Multiple other admins complained that they have Lustre in use in their HPC clusters for decades and somehow try to use it as a one-filesystem-fits-all solution with just a tape library for archiving. However, different clusters and usergroups definitely have different demands and you cannot tune your filesystem to serve all of them best. In the end, maintaining and, even more, upgrading those clusters gets closer to impossible every year. I myself always felt kinda lost when working with lustre, and I don’t think the way it is administrated is intuitive or modern in any way. I also don’t think that adding more an more features (some very complex) will help with that matter. If there isn’t a real pressure to use Lustre for performance or compatibility reasons I would always try to pivot to something else.

Daos still rising

Apparently Daos withstands the discontinuation of Intels Optane persistent memory pretty well! The whole development team was just moved from Intel to HPE and they seem to be quite committed to keep the development ongoing. Also the alternative mode where they replace the persistent memory with a combination of DRAM and NVMes seems to work out as hoped. Daos is to me the most exciting project in this area since it’s written specifically for modern storage technologies with the goal of providing I/O API agnostic datastores. Also it’s very well documented and has intuitive tooling, making it easy to deploy and use.

BeeGFS

Somewhere in between Lustre and Daos there is BeeGFS. Although I never used it, it has some interesting features like the on-demand (Beeond) mode where the distributed filesystem is created dynamically on all nodes that run a job. They also implement remote storage targets where the filesystem can asynchronously write back to a remote S3 endpoint but the machine can still do I/O to the LAN local BeeGFS. The information about to which remote target a file should go, is stored in the metadata meaning that it will be an intrinsic part of a file in BeeGFS. Also the work on there generic POSIX->POSIX copy tool which is able to do large file transfers in parallel. This tool is not only capable of running multithreaded but also cpoy data with multiple nodes and of course can resume aborted transfers. I like that they build this tooling not for their own filesystem but as general easy to use solution replacing eg. MPI based copy mechanisms or simple rsync.

Filesharing with Globus

Another colleague also talked about the pain of copying multiple terabytes around the globe. They recently joined the Globus service which is basically a filebrowser application hosted by the University of Chicago. It allows users to create Globus Connect servers in their own network which have access to a large storage cluster and then link their SSO solution for user login. Globus then manages federated login and authorization on published datasets and, if wanted by the user, initiates peer to peer filetransfers. The idea is great but they just turned it into a closed source, paid product with lots of plugin subscriptions. I would rather like to see a federated approach here with software maintained by the community.
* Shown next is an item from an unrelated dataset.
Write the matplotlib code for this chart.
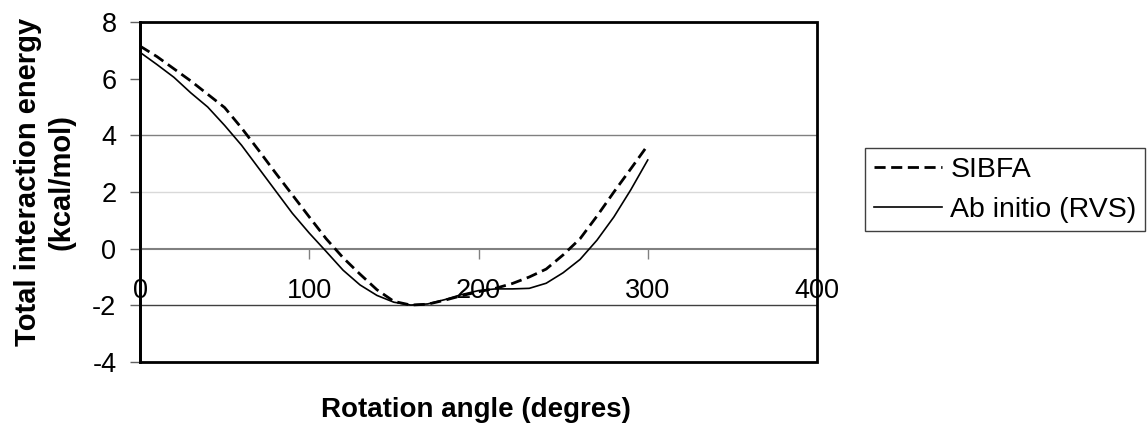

Overall the first day was more than exciting for me. The topic overlap between development and operations is just right for me and the people at this event are very friendly and approachable. It turned out that in HPC contexts POSIX style filesystems are still used in most of the cases. This is for example not the case anymore for software that’s meant for running as cloud services. Also the attempt to build insanely large filesystems and do everything at once an them seems to finally fall apart. We can see a lot of people investing in splitting clusters into specialized smaller ones or at least introduce multiple (more than 3) storage tiers. However tiering means copying and here the world still lacks some common denominator. In 2025 it is still an issue copying large files from one system to another %)

Day 2 (28. Feb. 2025)

SmartNICs

One of the most interesting talk today was about using smartNICs together with distributed filesystems. In this case people used a Nvidia BlueFlied 3 to seamlessly encrypt or compress data written to a Lustre filesystem. The data is mangled while being in the buffer of the network card by one of its RISC-V CPUs. They also argue this increases security because the code cannot be access by the host system. Although this is super interesting and crazy bleeding edge technology, it is also very clear that the usecase it artificial and the usage is immensely complicated especially if you don’t want to introduce latencies. However another colleague told us, that VAST uses those kind of cards to build storage controllers that consist of only a PCIe switch+backplane and a set of BlueField cards. This sounds all very exciting but to be honest, it also makes computer more complicated and shifts the same problems to another part of your machine.

Misc topics

Some of the notes I took about topic which aren’t exactly in my interest:

  • Fraunhofer Institut develops a distributed memory+storage management called GPI
    • It’s a alternative to MPI
    • They let the application use batches which enables AI workloads for massive random access without bottlenecking in a metadata server
  • People researching on getting AI workloads into the h5bench benchmark
  • JULEA is a framework for creating distributed filesystems and has be in development for ~15 years already
  • EU rules force the public sector to create solicitations on existing technology that means the technology level used always lacks multiple years behind

Explainable I/O

One Research group is working on visualizing I/O from the submission at application level down to the actual physical write. The main idea is to implement traceability to a I/O requests so that they can be observed through the whole stack. It is currently being implemented based on eBPF and systemtap and is still heavily under development. Currently they’re still trying to get it to work properly for local I/O first but they’re saying that they managed to do it with an overhead of just 1.3% which would be alright for debugging.

We also had discussions about the topics. On the second day they were mostly focused on the state of HPC in German education. Many attendants from the universities explained how difficult it is these days to find student who are interested in storage, filesystems or even operating systems. Same goes for any kind research proposal, without something with machine learning or at least energy saving in the title there is almost no interest, means no funding.

I guess it will take a while till the AI bubble bursts and till then we’re going to see a lot of horrible I/O patterns. To me this is actually not so much a bad perspective. A change of conditions usually triggers invention and develops alternative paths to well established solutions.